Patrick Hughes’ works invite the viewer to experience the relation between the self and the work of art. With their rhythmical shapes and meticulously painted surfaces his witty combinations of painting and sculpture not only illustrate multiple points of view from a three-dimensional perspective, but defy the senses with a dizzying sense of paradoxical motion.

Hughes’ signature “stick-out” paintings begin their life as several trapezoidal or conical board constructions are fused together into pristine wall reliefs. The inherent repetition of each structure sets the tone for its unique theme, which is then rendered with meticulous attention. Much like an architect, Hughes utilizes linear perspective in conveying spatially correct relationships, painting the edges of rectangular shapes to converge on vanishing points, painstakingly rendering the texture gradients of floors and walls and illustrating objects in perspective as diminishing in size from front to back. As enticing as a spider’s web to a moth, Hughes’ “paradoxical on perspective” becomes more complex with every line. His three-dimensional sceneries not only defy the static sense of a painting as frozen in time, but also reverse the apparent sense of perspective, where shapes that seem near are actually receding in space. This effect, referred to as perverspective in Hughes’ terms, contradicts the viewer’s perceptions by giving the impression that the paintings are moving sideways. While moving our head to look at one of Hughes’ works, we experience the eerie sensation of accelerated motion of body extension, which gives was to curious observations whereupon one seems compelled to pace from side to side to accentuate the motion. This perplexing stance is often referred to as the “Hughes dance.”

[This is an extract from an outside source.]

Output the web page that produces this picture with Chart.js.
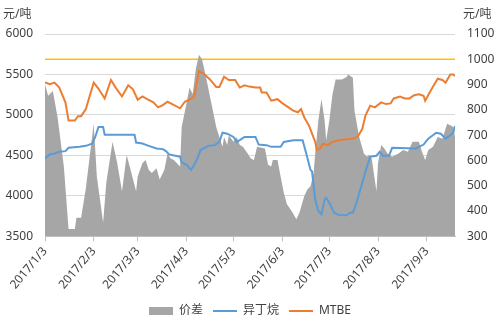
<!DOCTYPE html>
<html>
<head>
<meta charset="utf-8">
<script src="https://cdn.jsdelivr.net/npm/chart.js@4/dist/chart.umd.min.js"></script>
<style>
  html, body { margin: 0; padding: 0; background: #fff; }
  canvas { display: block; }
</style>
</head>
<body>
<canvas id="spreadChart" width="500" height="330"></canvas>
<script>
// x values are days counted from 2017/1/3
const tickDays = [0, 31, 59, 90, 120, 151, 181, 212, 243];
const tickLabels = ['2017/1/3', '2017/2/3', '2017/3/3', '2017/4/3', '2017/5/3', '2017/6/3', '2017/7/3', '2017/8/3', '2017/9/3'];

// 价差 (right axis)
const spreadDays = [0, 2, 5, 8, 12, 15, 19, 20, 23, 26, 31, 33, 37, 39, 43, 46, 49, 52, 55, 58, 59, 62, 64, 66, 68, 71, 73, 76, 78, 80,
  82, 84, 86, 87, 90, 92, 94, 96, 98, 100, 103, 106, 109, 111, 113, 114, 116, 117, 120, 122, 124, 126, 129, 131, 133, 135, 140, 142, 144, 145,
  148, 150, 152, 154, 157, 160, 162, 165, 167, 169, 171, 172, 174, 176, 178, 179, 181, 183, 185, 189, 192, 193, 196, 197, 200, 203, 205, 206, 208, 209,
  211, 212, 214, 216, 218, 221, 225, 228, 231, 234, 238, 240, 242, 244, 247, 250, 253, 256, 258, 260, 261];
const spread = [901, 856, 875, 771, 576, 329, 329, 374, 374, 490, 745, 537, 355, 511, 674, 589, 478, 622, 550, 478, 537, 589, 602, 563, 550, 569, 525, 563, 628, 608,
  602, 589, 576, 732, 823, 888, 862, 960, 1018, 999, 914, 823, 732, 693, 654, 693, 661, 700, 674, 693, 661, 654, 628, 608, 602, 654, 647, 583, 576, 602,
  602, 537, 472, 427, 400, 368, 394, 459, 485, 498, 550, 628, 758, 842, 758, 680, 758, 862, 920, 920, 930, 940, 927, 797, 693, 628, 615, 622, 608, 563,
  478, 589, 661, 647, 628, 615, 628, 641, 634, 674, 674, 634, 602, 641, 654, 693, 686, 745, 739, 732, 693];

// 异丁烷 (left axis)
const isoDays = [0, 3, 6, 9, 13, 15, 22, 26, 30, 32, 34, 37, 38, 43, 57, 58, 62, 66, 71, 75, 77, 79, 83, 86, 87, 90, 93, 95, 97, 99,
  104, 108, 111, 113, 116, 120, 122, 124, 127, 134, 136, 141, 144, 150, 152, 158, 164, 166, 169, 170, 172, 174, 176, 178, 179, 181, 184, 187, 192, 194,
  196, 198, 201, 204, 207, 211, 213, 215, 219, 221, 236, 241, 244, 249, 252, 255, 258, 260, 261];
const isobutane = [4463, 4512, 4524, 4545, 4553, 4594, 4606, 4618, 4646, 4728, 4850, 4850, 4756, 4756, 4756, 4659, 4646, 4618, 4585, 4578, 4553, 4512, 4496, 4484, 4415, 4383, 4322, 4383, 4463, 4566,
  4618, 4627, 4667, 4780, 4768, 4728, 4667, 4688, 4728, 4728, 4634, 4627, 4606, 4606, 4667, 4688, 4688, 4545, 4322, 4301, 3956, 3813, 3773, 3956, 3976, 3915, 3793, 3765, 3761, 3793,
  3793, 3895, 4098, 4301, 4484, 4496, 4545, 4496, 4496, 4594, 4585, 4634, 4707, 4780, 4768, 4707, 4749, 4789, 4862];

// MTBE (left axis)
const mtbeDays = [0, 3, 6, 9, 13, 15, 19, 21, 23, 26, 31, 34, 38, 42, 45, 49, 53, 56, 59, 62, 65, 69, 72, 75, 78, 81, 86, 89, 92, 95,
  98, 101, 105, 109, 111, 114, 117, 121, 124, 127, 130, 134, 137, 138, 141, 144, 148, 151, 155, 158, 161, 163, 165, 168, 172, 173, 175, 177, 180, 183,
  187, 192, 196, 199, 202, 204, 207, 210, 214, 217, 220, 222, 226, 229, 232, 235, 238, 241, 242, 246, 250, 253, 255, 258, 260, 261];
const mtbe = [5400, 5380, 5400, 5340, 5155, 4930, 4930, 4985, 4985, 5073, 5400, 5326, 5204, 5432, 5338, 5228, 5366, 5317, 5188, 5228, 5195, 5155, 5094, 5122, 5163, 5134, 5082, 5163, 5188, 5228,
  5541, 5512, 5439, 5346, 5346, 5472, 5432, 5432, 5338, 5366, 5350, 5338, 5338, 5277, 5277, 5176, 5195, 5146, 5094, 5054, 5033, 5073, 4972, 4871, 4667, 4566, 4585, 4646, 4627, 4667,
  4688, 4700, 4707, 4728, 4829, 4993, 5115, 5094, 5155, 5134, 5143, 5204, 5228, 5204, 5204, 5244, 5256, 5237, 5176, 5317, 5448, 5432, 5399, 5500, 5500, 5480];

// reference line on the right axis
const refDays = [0, 261];
const refLine = [1000, 1000];

const unitText = '元/吨';
const textColor = '#404040';
const fontFamily = '"Noto Sans", "Noto Sans CJK SC", sans-serif';

function toPoints(days, values) {
    return days.map(function(d, i) { return { x: d, y: values[i] }; });
}

// plain numbers, no thousands separator
function plainNumber(value) {
    return String(value);
}

// draws the unit captions above both value axes
const unitCaptions = {
    id: 'unitCaptions',
    afterDraw: function(chart) {
        const ctx = chart.ctx;
        ctx.save();
        ctx.font = '12px ' + fontFamily;
        ctx.fillStyle = textColor;
        ctx.textBaseline = 'middle';
        ctx.textAlign = 'left';
        ctx.fillText(unitText, 3, 15);
        ctx.fillText(unitText, 463, 15);
        ctx.restore();
    }
};

const ctx = document.getElementById('spreadChart').getContext('2d');
new Chart(ctx, {
    type: 'line',
    data: {
        datasets: [{
            label: '价差',
            data: toPoints(spreadDays, spread),
            yAxisID: 'y1',
            fill: 'start',
            backgroundColor: '#a6a6a6',
            borderColor: '#a6a6a6',
            borderWidth: 0,
            pointStyle: 'rect',
            order: 3
        }, {
            label: '异丁烷',
            data: toPoints(isoDays, isobutane),
            yAxisID: 'y',
            borderColor: '#5b9bd5',
            backgroundColor: '#5b9bd5',
            borderWidth: 2,
            pointStyle: 'line',
            order: 2
        }, {
            label: 'MTBE',
            data: toPoints(mtbeDays, mtbe),
            yAxisID: 'y',
            borderColor: '#ed7d31',
            backgroundColor: '#ed7d31',
            borderWidth: 2,
            pointStyle: 'line',
            order: 1
        }, {
            label: 'ref',
            data: toPoints(refDays, refLine),
            yAxisID: 'y1',
            borderColor: '#ffc000',
            borderWidth: 1.5,
            order: 4
        }]
    },
    options: {
        responsive: false,
        animation: false,
        elements: {
            point: { radius: 0 },
            line: { tension: 0 }
        },
        layout: { padding: { top: 34, bottom: 3 } },
        plugins: {
            tooltip: { enabled: false },
            legend: {
                position: 'bottom',
                labels: {
                    usePointStyle: true,
                    pointStyleWidth: 24,
                    boxHeight: 8,
                    padding: 10,
                    color: textColor,
                    font: { size: 12, family: fontFamily },
                    filter: function(item) { return item.datasetIndex < 3; },
                    sort: function(a, b) { return a.datasetIndex - b.datasetIndex; }
                }
            }
        },
        scales: {
            x: {
                type: 'linear',
                min: 0,
                max: 261,
                afterBuildTicks: function(scale) {
                    scale.ticks = tickDays.map(function(d) { return { value: d }; });
                },
                ticks: {
                    autoSkip: false,
                    minRotation: 50,
                    maxRotation: 50,
                    color: textColor,
                    font: { size: 12, family: fontFamily },
                    callback: function(value, index) { return tickLabels[index]; }
                },
                grid: { drawOnChartArea: false, drawTicks: true, tickLength: 5, color: '#bfbfbf' },
                border: { color: '#bfbfbf' }
            },
            y: {
                position: 'left',
                min: 3500,
                max: 6000,
                ticks: { stepSize: 500, padding: 12, color: textColor, font: { size: 12, family: fontFamily }, callback: plainNumber },
                grid: { color: '#d9d9d9', drawTicks: false },
                border: { display: false },
                afterFit: function(scale) { scale.width = 45; }
            },
            y1: {
                position: 'right',
                min: 300,
                max: 1100,
                ticks: { stepSize: 100, padding: 12, color: textColor, font: { size: 12, family: fontFamily }, callback: plainNumber },
                grid: { display: false, drawTicks: false },
                border: { display: false },
                afterFit: function(scale) { scale.width = 45; }
            }
        }
    },
    plugins: [unitCaptions]
});
</script>
</body>
</html>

Hughes’s works are at once visually engaging and surprisingly familiar, playful ruminations on the history of art, perspective and Surrealism. Most of the paintings feature key elements in Hughes’ craft such as rectilinear forms: gallery walls, buildings, books, doorways and works of art that serve as anchors to the reverse perspective effect.

 

Patrick Hughes lives and works in London. Widely recognised as one of the major painters of contemporary British art, he is also a designer, teacher and writer. His works are part of many public collections including: the British Library and the Tate Gallery, London; the Gallery of Modern Art, Glasgow; The Deutsche Bibliotheek, Frankfurt and the Denver Art Museum. Hughes has exhibited in London and throughout Europe, South East Asia, America and Canada. Books by Patrick Hughes include Vicious Circles and Infinity; Upon the Pun: Dual Meaning in Words and Pictures and More on Oxymoron.